Death-Wish-List.com - .....the keyboard is mightier than the sword.
Below are the good folks who have been such asshats, they ended up on my list of people who I'd like to lock on a train just before I send it crashing off a cliff.  The numbers are meaningless, just a way to identify the loser(s) who piss.  me.  off.
 
(Well, crap.  Apparently I signed up with Twitter as death_wish_list.  And apparently I need to add myself to this list just for being such a fucking sheep.  Anyhoodle, if you need a rant in 140 characters or less, get thee to Twitter to see whom I'm killin' off.)
-----------------------------------------------------------------------
 
82. Dear Johnny Depp,
 
WHAT THE HOLY FUCKOLY IS WRONG WITH YOU??? 
 
 
Because that's so fucking heinous it makes me sick.
 
Sincerely,
Deathwina, aka Your Former Fan
 
p.s.
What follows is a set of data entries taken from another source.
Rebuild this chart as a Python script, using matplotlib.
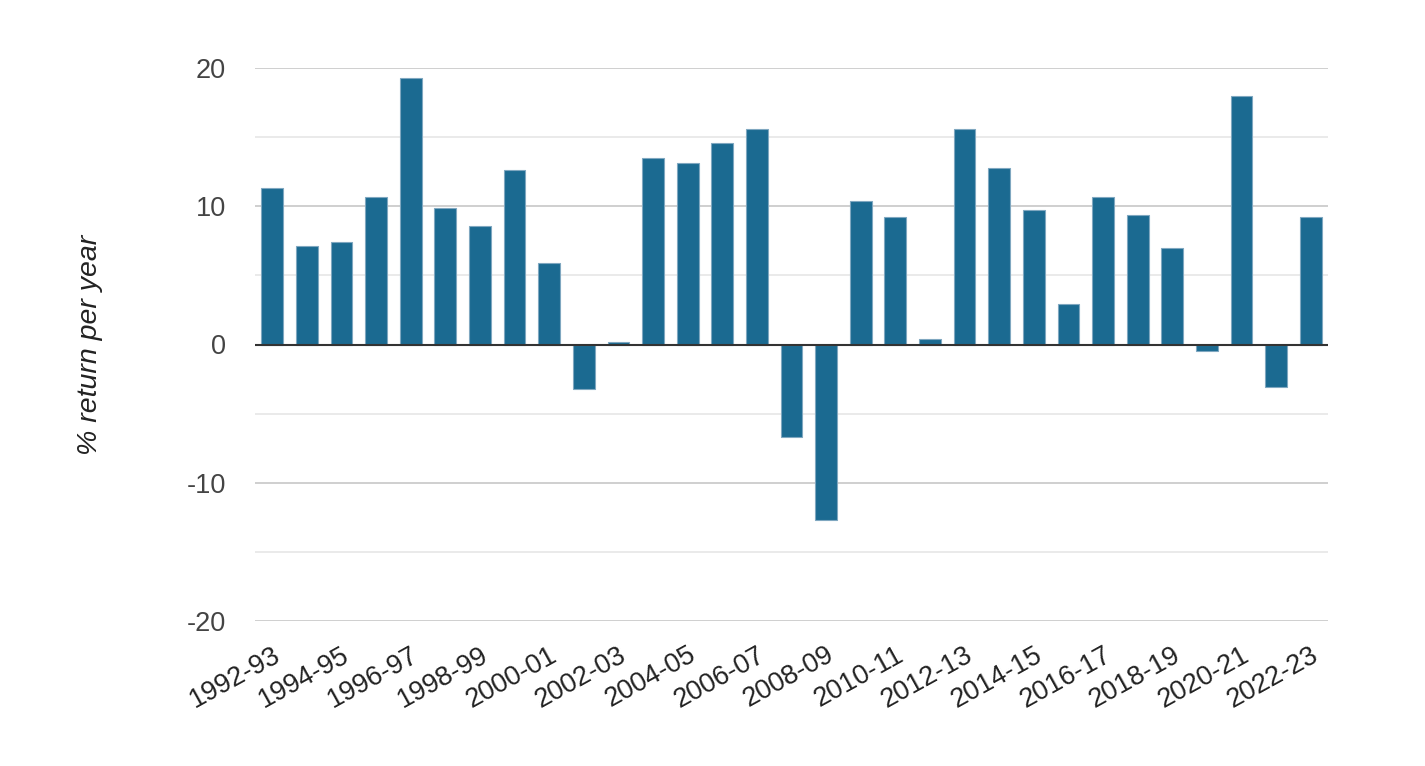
import matplotlib
matplotlib.use("Agg")
import matplotlib.pyplot as plt
from matplotlib.ticker import MultipleLocator

years = [f"{y}-{str(y+1)[-2:]}" for y in range(1992, 2023)]
returns = [11.3, 7.1, 7.4, 10.7, 19.3, 9.9, 8.6, 12.6, 5.9, -3.2, 0.2,
           13.5, 13.1, 14.6, 15.6, -6.7, -12.7, 10.4, 9.2, 0.4, 15.6,
           12.8, 9.7, 2.9, 10.7, 9.4, 7.0, -0.5, 18.0, -3.1, 9.2]

plt.rcParams['font.family'] = ['Liberation Sans', 'DejaVu Sans']

fig = plt.figure(figsize=(14.25, 7.66), dpi=100)
ax = fig.add_axes([255/1425, 1 - 621/766, (1328-255)/1425, (621-68)/766])

x = list(range(len(years)))
ax.bar(x, returns, width=0.63, color='#1b6a91', edgecolor='#7fa7c0', linewidth=0.8, zorder=3)

ax.set_xlim(-0.5, len(years) - 0.5)
ax.set_ylim(-20, 20)
ax.yaxis.set_major_locator(MultipleLocator(10))
ax.yaxis.set_minor_locator(MultipleLocator(5))
ax.grid(axis='y', which='major', color='#cccccc', linewidth=1.3, zorder=0)
ax.grid(axis='y', which='minor', color='#e8e8e8', linewidth=1.3, zorder=0)
ax.axhline(0, color='#333333', linewidth=1.5, zorder=4)

for s in ax.spines.values():
    s.set_visible(False)

ax.set_xticks(x[::2])
ax.set_xticklabels(years[::2], rotation=29, ha='right', rotation_mode='anchor',
                   fontsize=19.5, color='#222222')
ax.tick_params(axis='x', length=0, pad=15)
ax.tick_params(axis='y', which='both', length=0, pad=21, labelsize=19.5, labelcolor='#444444')
ax.set_yticks([-20, -10, 0, 10, 20])
ax.set_yticklabels(['-20', '-10', '0', '10', '20'])

ax.set_ylabel('% return per year', fontsize=20.5, style='italic', color='#222222', labelpad=60)

fig.savefig('out.png', dpi=100)
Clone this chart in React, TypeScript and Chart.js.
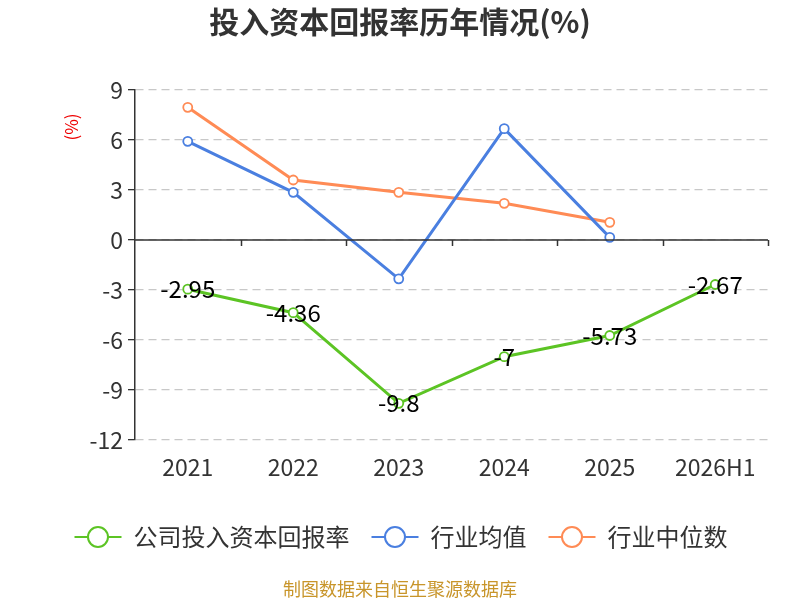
import React, { useEffect, useRef } from 'react';
import { Chart, registerables } from 'chart.js';

Chart.register(...registerables);

const years = ['2021', '2022', '2023', '2024', '2025', '2026H1'];
const companyRoic = [-2.95, -4.36, -9.8, -7, -5.73, -2.67];
const industryAvg = [5.92, 2.86, -2.33, 6.68, 0.16, null];
const industryMedian = [7.96, 3.6, 2.86, 2.2, 1.06, null];
const seriesNames = ['公司投入资本回报率', '行业均值', '行业中位数'];
const seriesColors = ['#5cc424', '#4a7fe0', '#ff8b55'];

const FONT = '"Noto Sans CJK SC", "Noto Sans", sans-serif';

const decorPlugin = {
    id: 'decor',
    afterDraw(chart: any) {
        const ctx = chart.ctx;
        const area = chart.chartArea;
        const y = chart.scales.y;
        ctx.save();

        // zero line with category ticks
        const y0 = y.getPixelForValue(0);
        ctx.strokeStyle = '#333';
        ctx.lineWidth = 1.5;
        ctx.beginPath();
        ctx.moveTo(area.left, y0);
        ctx.lineTo(area.right, y0);
        ctx.stroke();
        const step = (area.right - area.left) / years.length;
        for (let i = 1; i <= years.length; i++) {
            const px = Math.round(area.left + step * i) + 0.5;
            ctx.beginPath();
            ctx.moveTo(px, y0);
            ctx.lineTo(px, y0 + 6);
            ctx.stroke();
        }

        // title
        ctx.fillStyle = '#333';
        ctx.font = `bold 30px ${FONT}`;
        ctx.textAlign = 'center';
        ctx.textBaseline = 'middle';
        ctx.fillText('投入资本回报率历年情况(%)', 400, 22);

        // y axis unit
        ctx.save();
        ctx.translate(72, 127);
        ctx.rotate(-Math.PI / 2);
        ctx.fillStyle = '#ee0000';
        ctx.font = `17px ${FONT}`;
        ctx.fillText('(%)', 0, 0);
        ctx.restore();

        // legend
        ctx.font = `24px ${FONT}`;
        const widths = seriesNames.map((n) => ctx.measureText(n).width);
        const symW = 47;
        const gap = 12;
        const itemGap = 22;
        const total = widths.reduce((a, w) => a + symW + gap + w, 0) + itemGap * (seriesNames.length - 1);
        let lx = 401 - total / 2;
        const ly = 537;
        seriesNames.forEach((name, i) => {
            ctx.strokeStyle = seriesColors[i];
            ctx.lineWidth = 2;
            ctx.beginPath();
            ctx.moveTo(lx, ly);
            ctx.lineTo(lx + symW, ly);
            ctx.stroke();
            ctx.beginPath();
            ctx.arc(lx + symW / 2, ly, 10, 0, Math.PI * 2);
            ctx.fillStyle = '#fff';
            ctx.fill();
            ctx.stroke();
            ctx.fillStyle = '#333';
            ctx.textAlign = 'left';
            ctx.fillText(name, lx + symW + gap, ly);
            lx += symW + gap + widths[i] + itemGap;
        });

        // footer
        ctx.fillStyle = '#c8952a';
        ctx.font = `18px ${FONT}`;
        ctx.textAlign = 'center';
        ctx.fillText('制图数据来自恒生聚源数据库', 400, 589);
        ctx.restore();
    },
    afterDatasetsDraw(chart: any) {
        const ctx = chart.ctx;
        const meta = chart.getDatasetMeta(0);
        ctx.save();
        ctx.fillStyle = '#000';
        ctx.font = `24px ${FONT}`;
        ctx.textAlign = 'center';
        ctx.textBaseline = 'middle';
        meta.data.forEach((pt: any, i: number) => {
            ctx.fillText(String(companyRoic[i]), pt.x, pt.y);
        });
        ctx.restore();
    },
};

const App: React.FC = () => {
    const canvasRef = useRef<HTMLCanvasElement>(null);

    useEffect(() => {
        const ctx = canvasRef.current?.getContext('2d');
        if (!ctx) return;
        const mk = (label: string, data: (number | null)[], color: string) => ({
            label,
            data,
            borderColor: color,
            backgroundColor: '#fff',
            borderWidth: 3,
            pointRadius: 4.5,
            pointBorderWidth: 1.8,
            pointBackgroundColor: '#fff',
            pointBorderColor: color,
            tension: 0,
        });
        const chart = new Chart(ctx, {
            type: 'line',
            data: {
                labels: years,
                datasets: [
                    mk(seriesNames[0], companyRoic, seriesColors[0]),
                    mk(seriesNames[1], industryAvg, seriesColors[1]),
                    mk(seriesNames[2], industryMedian, seriesColors[2]),
                ],
            },
            options: {
                responsive: false,
                animation: false,
                devicePixelRatio: 1,
                layout: { padding: { top: 90, bottom: 120, left: 0, right: 32 } },
                plugins: {
                    legend: { display: false },
                    title: { display: false },
                    tooltip: { enabled: false },
                },
                scales: {
                    x: {
                        offset: true,
                        grid: { display: false },
                        border: { display: false },
                        ticks: { color: '#333', font: { size: 23, family: FONT }, padding: 5 },
                        afterFit: (s: any) => { s.height = 40; },
                    },
                    y: {
                        min: -12,
                        max: 9,
                        ticks: { stepSize: 3, color: '#333', font: { size: 23, family: FONT }, padding: 5 },
                        grid: { color: '#c8c8c8', lineWidth: 1.3, tickLength: 7, tickColor: '#333', tickBorderDash: [] },
                        border: { display: true, color: '#333', width: 1.5, dash: [8, 5] },
                        afterFit: (s: any) => { s.width = 135; },
                    },
                },
            },
            plugins: [decorPlugin],
        });
        return () => chart.destroy();
    }, []);

    return (
        <div style={{ position: 'fixed', left: 0, top: 0, width: 800, height: 600, background: '#fff' }}>
            <canvas ref={canvasRef} width={800} height={600} style={{ width: 800, height: 600 }} />
        </div>
    );
};

export default App;
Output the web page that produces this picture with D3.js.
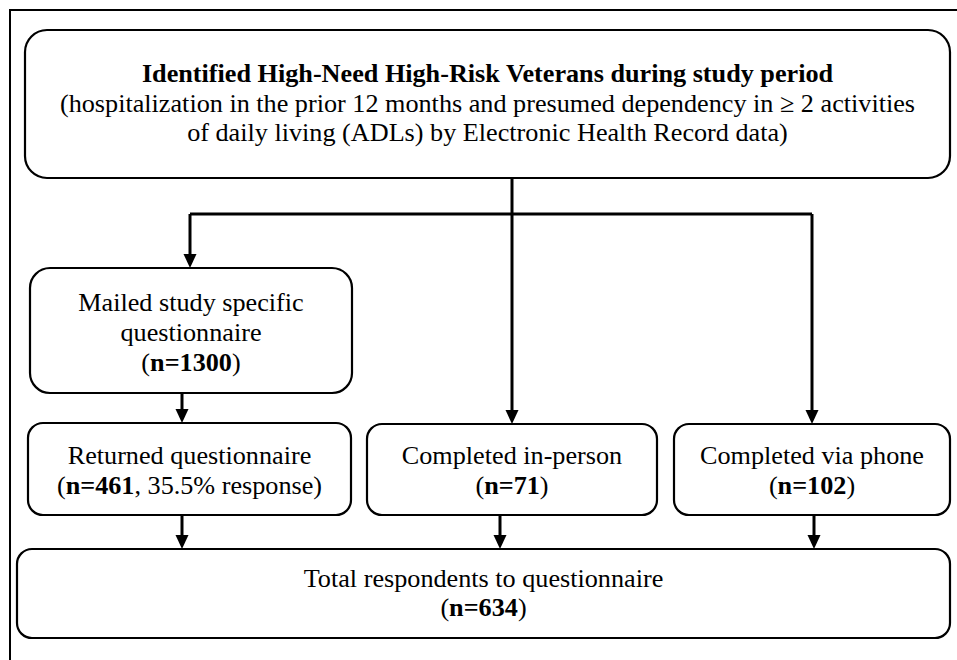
<!DOCTYPE html>
<html>
<head>
<meta charset="utf-8">
<script src="https://cdn.jsdelivr.net/npm/d3@7"></script>
<style>
  body { margin: 0; background: #fff; }
  text { font-family: "Liberation Serif", "Times New Roman", serif; font-size: 26.2px; fill: #000; }
</style>
</head>
<body>
<div id="chart"></div>
<script>
// text + counts from the flow diagram
const titleLines = [
  "Identified High-Need High-Risk Veterans during study period",
  "(hospitalization in the prior 12 months and presumed dependency in \u2265 2 activities",
  "of daily living (ADLs) by Electronic Health Record data)"
];
const mailedLines = ["Mailed study specific", "questionnaire"];
const mailedCount = 1300;
const pathLabels = ["Returned questionnaire", "Completed in-person", "Completed via phone"];
const pathCounts = [461, 71, 102];
const responseNote = ", 35.5% response";
const totalLabel = "Total respondents to questionnaire";
const totalCount = 634;

const width = 957, height = 660;

// box geometry (pixels)
const layout = {
  top:    { x0: 25,  x1: 950, y0: 30,  y1: 178, r: 22 },
  mailed: { x0: 30,  x1: 352, y0: 268, y1: 393, r: 20 },
  paths: [
    { x0: 28,  x1: 351, y0: 423, y1: 515, r: 15 },
    { x0: 367, x1: 657, y0: 424, y1: 515, r: 15 },
    { x0: 674, x1: 950, y0: 424, y1: 515, r: 15 }
  ],
  total:  { x0: 17,  x1: 950, y0: 549, y1: 638, r: 15 }
};
const branchY = 214;
const branchX = [190, 512, 812];   // arrows out of the split line
const stemX = 512;
const mailArrowX = 182;
const bottomArrowX = [182, 500, 814];
const lineH = 30;

const svg = d3.select('#chart')
  .append('svg')
  .attr('width', width)
  .attr('height', height);

// outer frame (only top/left edges visible in the crop)
svg.append('rect')
  .attr('x', 10).attr('y', 10)
  .attr('width', width + 20).attr('height', height + 20)
  .attr('fill', 'none')
  .attr('stroke', '#000')
  .attr('stroke-width', 2);

const allBoxes = [layout.top, layout.mailed, ...layout.paths, layout.total];
svg.selectAll('rect.box')
  .data(allBoxes)
  .enter()
  .append('rect')
  .attr('class', 'box')
  .attr('x', d => d.x0)
  .attr('y', d => d.y0)
  .attr('width', d => d.x1 - d.x0)
  .attr('height', d => d.y1 - d.y0)
  .attr('rx', d => d.r)
  .attr('fill', 'none')
  .attr('stroke', '#000')
  .attr('stroke-width', 2.2);

// connectors
const line = d3.line();
const conn = svg.append('g')
  .attr('fill', 'none')
  .attr('stroke', '#000')
  .attr('stroke-width', 3);

conn.append('path').attr('d', line([[stemX, layout.top.y1], [stemX, branchY]]));
conn.append('path').attr('d', line([[branchX[0], branchY], [branchX[2], branchY]]));

function arrow(x, y0, y1) {
  const head = 14, half = 6.5;
  conn.append('path').attr('d', line([[x, y0], [x, y1 - head + 1]]));
  svg.append('path')
    .attr('d', line([[x - half, y1 - head], [x + half, y1 - head], [x, y1]]) + 'Z')
    .attr('fill', '#000');
}

arrow(branchX[0], branchY, layout.mailed.y0);
arrow(branchX[1], branchY, layout.paths[1].y0);
arrow(branchX[2], branchY, layout.paths[2].y0);
arrow(mailArrowX, layout.mailed.y1, layout.paths[0].y0);
bottomArrowX.forEach((x, i) => arrow(x, layout.paths[i].y1, layout.total.y0));

const cx = b => (b.x0 + b.x1) / 2;

// top box
const tb = layout.top;
svg.selectAll('text.title')
  .data(titleLines)
  .enter()
  .append('text')
  .attr('class', 'title')
  .attr('x', cx(tb))
  .attr('y', (d, i) => 82 + i * 29.5)
  .attr('text-anchor', 'middle')
  .style('font-weight', (d, i) => i === 0 ? 'bold' : 'normal')
  .text(d => d);

// count line helper: "(n=XXX...)" with bold n=
function countLine(x, y, n, extra) {
  const t = svg.append('text')
    .attr('x', x).attr('y', y)
    .attr('text-anchor', 'middle');
  t.append('tspan').text('(');
  t.append('tspan').style('font-weight', 'bold').text('n=' + n);
  t.append('tspan').text((extra || '') + ')');
}

// mailed box
const mb = layout.mailed;
svg.selectAll('text.mailed')
  .data(mailedLines)
  .enter()
  .append('text')
  .attr('class', 'mailed')
  .attr('x', cx(mb))
  .attr('y', (d, i) => 311 + i * lineH)
  .attr('text-anchor', 'middle')
  .text(d => d);
countLine(cx(mb), 371, mailedCount);

// three path boxes
layout.paths.forEach((b, i) => {
  svg.append('text')
    .attr('x', cx(b))
    .attr('y', 464)
    .attr('text-anchor', 'middle')
    .text(pathLabels[i]);
  countLine(cx(b), 494, pathCounts[i], i === 0 ? responseNote : '');
});

// total box
const ob = layout.total;
svg.append('text')
  .attr('x', cx(ob))
  .attr('y', 587)
  .attr('text-anchor', 'middle')
  .text(totalLabel);
countLine(cx(ob), 616, totalCount);
</script>
</body>
</html>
I dare you to let Roman Polanski babysit your kids. 
 
 
81. Watched RocknRolla this past weekend.  Why didn't any of you tell me about Mark Strong?  Do you hate me?  Do you want my list of faux boyfriends to stagnate? Do you want to end up on my death wish list???
 
Seriously.  It's like I don't even know y'all anymore.   ;p
 
80. New Year's resolutions that should be on many, many, many lists:
 
*No more wearing skirts or pants or shorts whose waistbands are so tight they create muffintops.  I don't care what your body fat percent is, it looks ridiculous and gross to have your fat hanging over your waistband.
 
*Ditto on pantylines.  Thongs and g-strings are a lot more comfortable than you may think.  Learn to wear them and avoid the pantylines.
 
*Women will shorten their pants enough to let their feet peek out.  The overly long pants that create the illusion of having no feet is fucking creepy.  Bonus: people will see the expensive shoes you spent money and time picking out.
 
*Men who adjust their dicks in public should stop it.  I don't know if it's a primal thing or maybe no one told them it's creepy, pervy and downright weird but stop it.  Or, at the least, don't do it in front of me.
 
*Men should wear their pants at their waistlines.  Droopy pants that hang down and show underwear and/or asscrack totally defeat any attempts you're making at looking cool and/or sexy (but especially the asscrack thing.  <--see what I did there?  "but" and "asscrack"....oh shut up, that was funny. ;p ).  That is so seriously gross (you, too, ladies.  No more wearing pants that are too low for you to bend over) I can't even begin to tell you how disgusted people are when they see it.
 
79. Sears.  The rant would be too long so just trust me; Sears goes on the train. 
 
78. I have long held the belief that Charlie Sheen is a complete and total douchebag towards the women with whom he is romantically involved.  Further, his douchebaggery is well documented in the tabs (even if you discard 90% of what has been written, he's still a fuck up.) so I have zero sympathy for any of the women who fuck/date/marry him.  Those women need to reread #65 on this list.  Because seriously, if someone is willing to enter into a sexual/romantic relationship with Charlie Sheen, she's as big a fuck up as he is.
 
77. People who tailgate the car in front of them should be tortured.  People who tailgate the car in front of them at night should be tortured for the rest of their life.
 
76. On a friendly sidenote, to my constant amusement, DWL is getting to be quite the international website.  People from all over the world are wandering over (lately Moscow, Beijing and Paris (France, not Texas) are in a race to see who can visit the most.  And who knew so many Canadians would drop by?  I guess that "super nice manners" thing is just a cover up. *winks at Tallie* ) and it fills my teenytiny heart with joy to know I'm not the only weirdeaux who has an odd sense of humor. 
 
Anyhoo, regardless of where you're from, welcome.  Bitching and profanity are accepted.  Spitting and not using coasters under drinks are not.  That's pretty much it on rules and regulations.
 
75. To all the people who tell me I'm "too pale" and I "need to get a tan", just fuck off.  I don't tell you your self tanner is too orange and streaky or that your sun damaged skin looks awful.  So, do yourself a favor and leave my pale skin alone.  Otherwise, I'll shove a bottle of sunscreen down your fucking throat.